(Source code of charts)
"""

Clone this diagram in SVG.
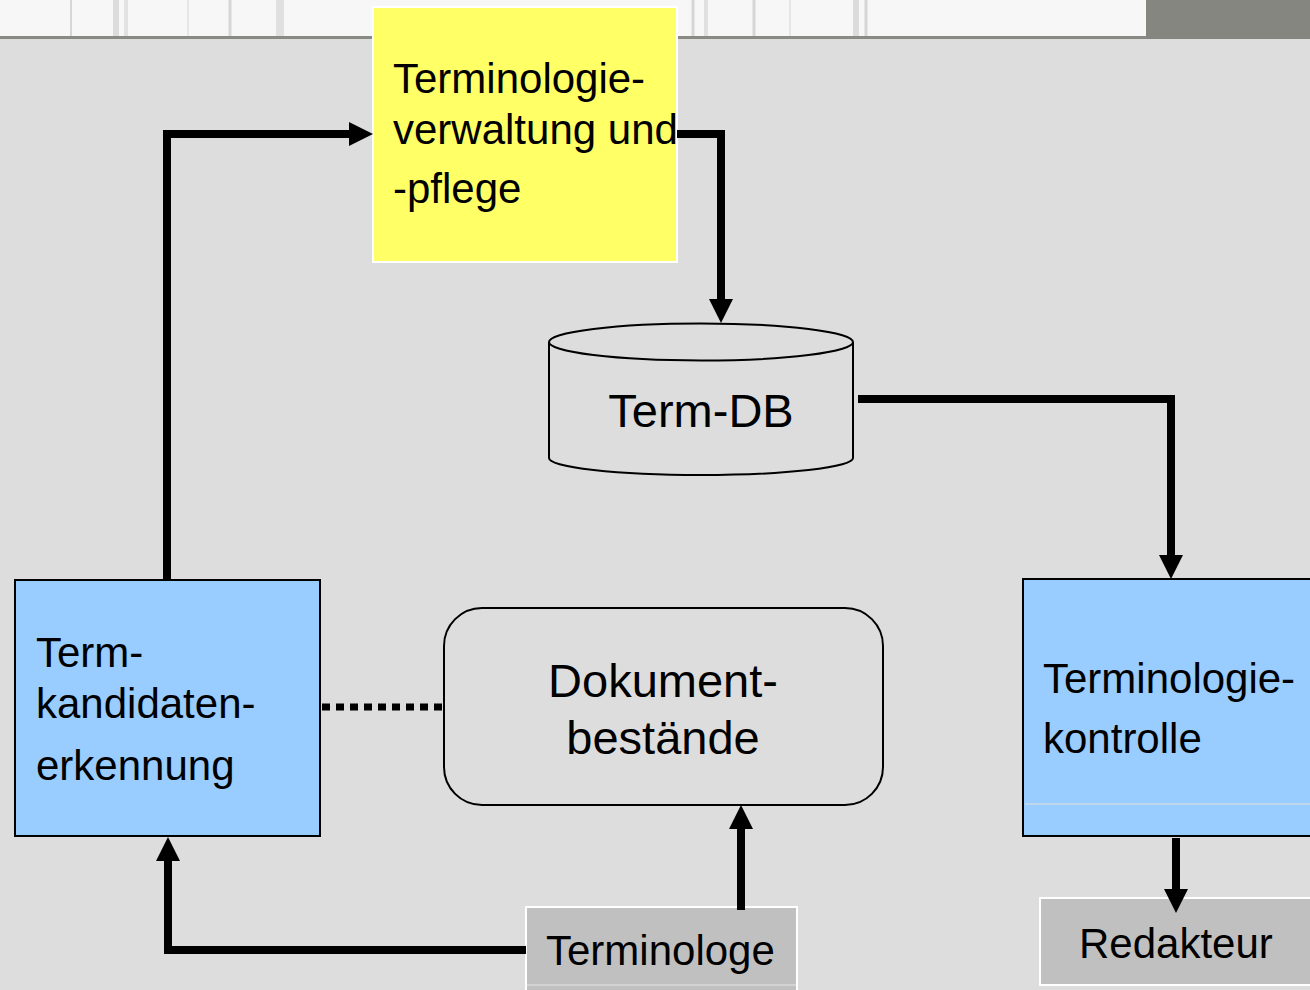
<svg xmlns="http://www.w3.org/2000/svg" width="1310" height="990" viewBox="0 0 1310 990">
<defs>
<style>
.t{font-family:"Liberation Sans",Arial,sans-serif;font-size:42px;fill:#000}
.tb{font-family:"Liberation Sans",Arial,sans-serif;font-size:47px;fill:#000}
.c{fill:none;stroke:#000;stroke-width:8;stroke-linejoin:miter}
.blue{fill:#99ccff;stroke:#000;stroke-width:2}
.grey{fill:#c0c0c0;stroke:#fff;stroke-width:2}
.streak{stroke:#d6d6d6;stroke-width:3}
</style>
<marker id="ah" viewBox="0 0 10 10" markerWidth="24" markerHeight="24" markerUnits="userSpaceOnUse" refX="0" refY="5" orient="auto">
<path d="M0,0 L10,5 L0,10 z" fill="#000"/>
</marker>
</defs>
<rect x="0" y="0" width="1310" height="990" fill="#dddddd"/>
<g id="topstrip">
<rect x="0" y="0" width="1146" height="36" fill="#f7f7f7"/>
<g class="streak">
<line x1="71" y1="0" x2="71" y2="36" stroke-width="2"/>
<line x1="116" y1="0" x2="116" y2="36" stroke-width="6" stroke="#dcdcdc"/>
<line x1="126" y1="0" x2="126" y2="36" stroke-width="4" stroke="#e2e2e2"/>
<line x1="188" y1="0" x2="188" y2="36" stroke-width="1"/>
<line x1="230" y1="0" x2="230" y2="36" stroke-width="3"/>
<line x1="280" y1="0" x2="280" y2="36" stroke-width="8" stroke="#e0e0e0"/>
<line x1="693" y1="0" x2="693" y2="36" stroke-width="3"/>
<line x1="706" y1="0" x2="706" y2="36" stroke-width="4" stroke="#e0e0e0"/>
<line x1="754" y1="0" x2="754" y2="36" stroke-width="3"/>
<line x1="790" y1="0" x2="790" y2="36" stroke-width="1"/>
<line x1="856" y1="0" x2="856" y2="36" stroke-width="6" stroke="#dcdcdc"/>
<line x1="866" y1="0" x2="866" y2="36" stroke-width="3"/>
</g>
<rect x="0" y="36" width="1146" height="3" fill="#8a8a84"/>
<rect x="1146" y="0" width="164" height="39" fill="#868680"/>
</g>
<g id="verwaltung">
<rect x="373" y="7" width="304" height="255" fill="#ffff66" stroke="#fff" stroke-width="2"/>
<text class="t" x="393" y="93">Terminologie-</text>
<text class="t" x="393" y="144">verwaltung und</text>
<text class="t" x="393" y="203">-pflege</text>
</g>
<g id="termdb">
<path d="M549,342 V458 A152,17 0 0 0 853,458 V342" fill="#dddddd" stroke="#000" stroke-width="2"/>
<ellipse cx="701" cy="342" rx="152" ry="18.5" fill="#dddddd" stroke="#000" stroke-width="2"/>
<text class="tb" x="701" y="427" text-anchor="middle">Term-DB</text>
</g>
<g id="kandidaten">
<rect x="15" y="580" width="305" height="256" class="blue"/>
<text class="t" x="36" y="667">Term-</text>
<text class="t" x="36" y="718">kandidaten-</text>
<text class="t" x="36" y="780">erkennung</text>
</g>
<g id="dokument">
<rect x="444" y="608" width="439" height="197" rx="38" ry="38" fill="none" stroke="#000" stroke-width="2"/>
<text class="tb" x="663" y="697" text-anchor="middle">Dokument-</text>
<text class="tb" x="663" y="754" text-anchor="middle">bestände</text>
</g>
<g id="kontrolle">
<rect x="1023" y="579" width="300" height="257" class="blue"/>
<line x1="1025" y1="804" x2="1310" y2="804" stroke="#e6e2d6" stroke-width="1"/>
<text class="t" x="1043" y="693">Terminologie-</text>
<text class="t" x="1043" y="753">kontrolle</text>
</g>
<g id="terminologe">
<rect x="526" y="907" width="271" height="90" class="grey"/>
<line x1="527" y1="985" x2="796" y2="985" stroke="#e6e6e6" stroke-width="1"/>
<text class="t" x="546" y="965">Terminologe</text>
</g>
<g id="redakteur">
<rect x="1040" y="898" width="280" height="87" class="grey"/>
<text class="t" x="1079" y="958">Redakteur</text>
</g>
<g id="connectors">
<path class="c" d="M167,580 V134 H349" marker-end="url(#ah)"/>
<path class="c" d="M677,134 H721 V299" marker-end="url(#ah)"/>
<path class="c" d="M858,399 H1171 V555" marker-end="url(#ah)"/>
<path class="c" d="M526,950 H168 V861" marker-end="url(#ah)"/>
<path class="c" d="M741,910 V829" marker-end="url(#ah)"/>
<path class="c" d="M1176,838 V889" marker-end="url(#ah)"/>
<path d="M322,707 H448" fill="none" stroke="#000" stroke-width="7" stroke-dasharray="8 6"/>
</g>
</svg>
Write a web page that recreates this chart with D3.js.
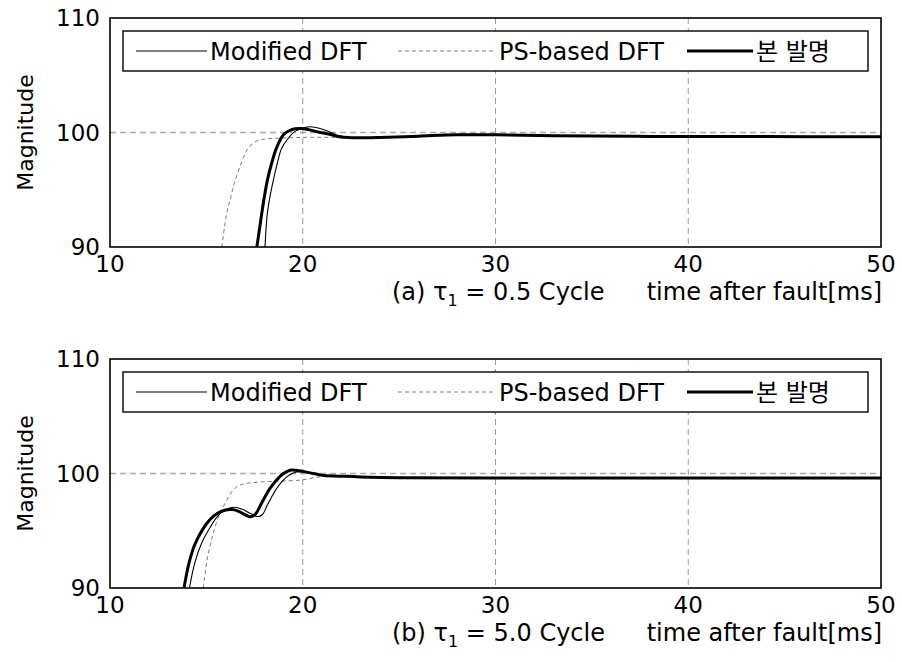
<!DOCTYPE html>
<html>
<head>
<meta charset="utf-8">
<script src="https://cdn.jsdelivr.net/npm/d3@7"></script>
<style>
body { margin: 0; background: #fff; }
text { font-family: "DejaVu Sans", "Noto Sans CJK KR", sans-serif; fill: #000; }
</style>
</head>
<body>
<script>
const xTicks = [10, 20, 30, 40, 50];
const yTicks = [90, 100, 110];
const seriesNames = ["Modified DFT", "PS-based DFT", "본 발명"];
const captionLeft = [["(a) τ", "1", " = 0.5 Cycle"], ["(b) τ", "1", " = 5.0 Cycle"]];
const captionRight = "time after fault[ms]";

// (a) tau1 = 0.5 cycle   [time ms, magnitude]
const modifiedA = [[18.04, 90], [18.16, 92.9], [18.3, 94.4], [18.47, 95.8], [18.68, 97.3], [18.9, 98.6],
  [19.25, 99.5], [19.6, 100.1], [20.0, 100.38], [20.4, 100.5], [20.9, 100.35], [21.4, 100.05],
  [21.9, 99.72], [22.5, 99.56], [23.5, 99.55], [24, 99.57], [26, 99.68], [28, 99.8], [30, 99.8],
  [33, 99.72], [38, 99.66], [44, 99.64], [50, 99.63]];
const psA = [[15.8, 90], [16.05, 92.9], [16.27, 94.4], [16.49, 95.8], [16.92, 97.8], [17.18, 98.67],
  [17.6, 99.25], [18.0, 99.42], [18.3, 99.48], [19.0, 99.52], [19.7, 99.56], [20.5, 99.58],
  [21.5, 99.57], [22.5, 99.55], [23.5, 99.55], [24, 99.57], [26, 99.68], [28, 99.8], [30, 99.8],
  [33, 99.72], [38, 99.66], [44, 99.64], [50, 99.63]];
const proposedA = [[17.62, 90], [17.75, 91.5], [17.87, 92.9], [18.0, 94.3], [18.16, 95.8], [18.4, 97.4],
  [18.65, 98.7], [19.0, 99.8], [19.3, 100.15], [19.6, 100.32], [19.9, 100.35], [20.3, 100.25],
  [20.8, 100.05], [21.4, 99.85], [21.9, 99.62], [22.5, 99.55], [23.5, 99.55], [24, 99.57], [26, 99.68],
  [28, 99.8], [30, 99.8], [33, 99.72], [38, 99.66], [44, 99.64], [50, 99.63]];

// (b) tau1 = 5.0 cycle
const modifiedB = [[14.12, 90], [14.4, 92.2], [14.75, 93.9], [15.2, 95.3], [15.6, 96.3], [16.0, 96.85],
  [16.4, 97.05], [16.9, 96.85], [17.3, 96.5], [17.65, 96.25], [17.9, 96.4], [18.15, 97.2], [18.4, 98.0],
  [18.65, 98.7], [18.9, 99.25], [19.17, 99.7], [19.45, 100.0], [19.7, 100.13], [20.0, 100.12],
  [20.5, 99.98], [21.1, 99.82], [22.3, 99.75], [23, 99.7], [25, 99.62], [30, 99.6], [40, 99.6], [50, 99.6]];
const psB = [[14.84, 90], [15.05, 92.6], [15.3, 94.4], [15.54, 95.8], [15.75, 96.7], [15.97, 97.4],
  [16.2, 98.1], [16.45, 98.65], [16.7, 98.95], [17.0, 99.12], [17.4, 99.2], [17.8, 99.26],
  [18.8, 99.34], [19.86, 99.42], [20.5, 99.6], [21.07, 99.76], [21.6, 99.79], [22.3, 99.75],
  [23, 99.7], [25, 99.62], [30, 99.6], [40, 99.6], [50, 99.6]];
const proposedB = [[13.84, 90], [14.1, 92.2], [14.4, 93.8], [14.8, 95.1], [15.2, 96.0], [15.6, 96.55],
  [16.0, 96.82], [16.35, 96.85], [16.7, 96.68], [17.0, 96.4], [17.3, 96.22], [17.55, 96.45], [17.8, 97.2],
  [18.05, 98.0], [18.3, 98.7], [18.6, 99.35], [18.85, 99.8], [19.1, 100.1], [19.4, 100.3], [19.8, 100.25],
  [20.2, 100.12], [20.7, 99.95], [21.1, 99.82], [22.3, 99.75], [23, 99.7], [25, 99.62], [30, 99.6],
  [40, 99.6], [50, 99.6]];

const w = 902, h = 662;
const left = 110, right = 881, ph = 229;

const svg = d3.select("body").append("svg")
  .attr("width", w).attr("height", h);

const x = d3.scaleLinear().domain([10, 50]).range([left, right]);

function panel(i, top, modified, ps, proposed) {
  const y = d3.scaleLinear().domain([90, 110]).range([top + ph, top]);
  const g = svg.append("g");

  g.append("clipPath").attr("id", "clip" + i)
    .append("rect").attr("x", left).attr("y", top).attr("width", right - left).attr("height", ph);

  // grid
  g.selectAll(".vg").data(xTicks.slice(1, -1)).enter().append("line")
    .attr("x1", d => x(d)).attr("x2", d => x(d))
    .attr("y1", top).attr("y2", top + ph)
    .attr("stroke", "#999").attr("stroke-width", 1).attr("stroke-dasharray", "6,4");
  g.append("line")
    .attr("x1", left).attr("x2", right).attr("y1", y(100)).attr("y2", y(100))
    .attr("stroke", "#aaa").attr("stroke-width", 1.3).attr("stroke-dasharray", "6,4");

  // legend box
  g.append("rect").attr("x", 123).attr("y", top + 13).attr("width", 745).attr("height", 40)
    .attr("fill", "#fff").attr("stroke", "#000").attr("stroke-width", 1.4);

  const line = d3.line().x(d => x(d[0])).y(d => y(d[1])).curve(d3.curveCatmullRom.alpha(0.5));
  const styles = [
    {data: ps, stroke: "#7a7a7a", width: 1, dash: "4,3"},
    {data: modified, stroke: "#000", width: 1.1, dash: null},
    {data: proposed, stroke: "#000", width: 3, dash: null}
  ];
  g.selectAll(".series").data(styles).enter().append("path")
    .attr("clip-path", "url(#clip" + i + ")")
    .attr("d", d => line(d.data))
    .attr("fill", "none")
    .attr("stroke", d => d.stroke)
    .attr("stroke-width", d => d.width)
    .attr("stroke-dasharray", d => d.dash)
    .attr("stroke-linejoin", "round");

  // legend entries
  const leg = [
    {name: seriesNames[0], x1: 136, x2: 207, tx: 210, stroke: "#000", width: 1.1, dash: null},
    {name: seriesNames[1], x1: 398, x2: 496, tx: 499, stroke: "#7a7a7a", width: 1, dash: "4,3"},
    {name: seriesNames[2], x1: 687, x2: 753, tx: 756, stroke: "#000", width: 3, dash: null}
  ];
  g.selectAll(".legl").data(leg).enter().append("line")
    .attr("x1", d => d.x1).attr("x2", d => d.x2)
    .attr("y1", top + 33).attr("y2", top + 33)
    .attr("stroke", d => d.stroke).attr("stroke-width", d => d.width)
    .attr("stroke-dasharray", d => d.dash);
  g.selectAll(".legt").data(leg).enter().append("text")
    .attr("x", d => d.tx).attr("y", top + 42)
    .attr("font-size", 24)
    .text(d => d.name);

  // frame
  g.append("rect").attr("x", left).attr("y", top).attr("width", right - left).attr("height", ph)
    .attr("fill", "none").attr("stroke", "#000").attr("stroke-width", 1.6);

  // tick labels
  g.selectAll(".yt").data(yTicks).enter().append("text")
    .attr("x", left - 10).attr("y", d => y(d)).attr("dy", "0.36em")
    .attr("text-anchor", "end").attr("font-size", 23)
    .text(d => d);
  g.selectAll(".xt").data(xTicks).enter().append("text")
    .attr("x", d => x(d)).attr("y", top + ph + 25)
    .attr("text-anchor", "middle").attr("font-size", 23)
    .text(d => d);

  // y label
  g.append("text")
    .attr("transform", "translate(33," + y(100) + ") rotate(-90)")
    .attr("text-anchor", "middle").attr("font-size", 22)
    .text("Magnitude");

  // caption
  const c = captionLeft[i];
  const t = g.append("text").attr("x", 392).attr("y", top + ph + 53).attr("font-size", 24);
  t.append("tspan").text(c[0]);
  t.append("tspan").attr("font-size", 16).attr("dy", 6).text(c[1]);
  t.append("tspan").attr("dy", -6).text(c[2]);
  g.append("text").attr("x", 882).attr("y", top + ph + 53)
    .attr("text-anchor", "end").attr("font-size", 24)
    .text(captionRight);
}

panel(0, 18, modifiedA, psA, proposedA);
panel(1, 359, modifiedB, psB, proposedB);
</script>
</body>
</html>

"""

SHORT EXERCISE. How many lines in the records above contain the word "this"? Reply with the number alone.

CORRECT ANSWER. 2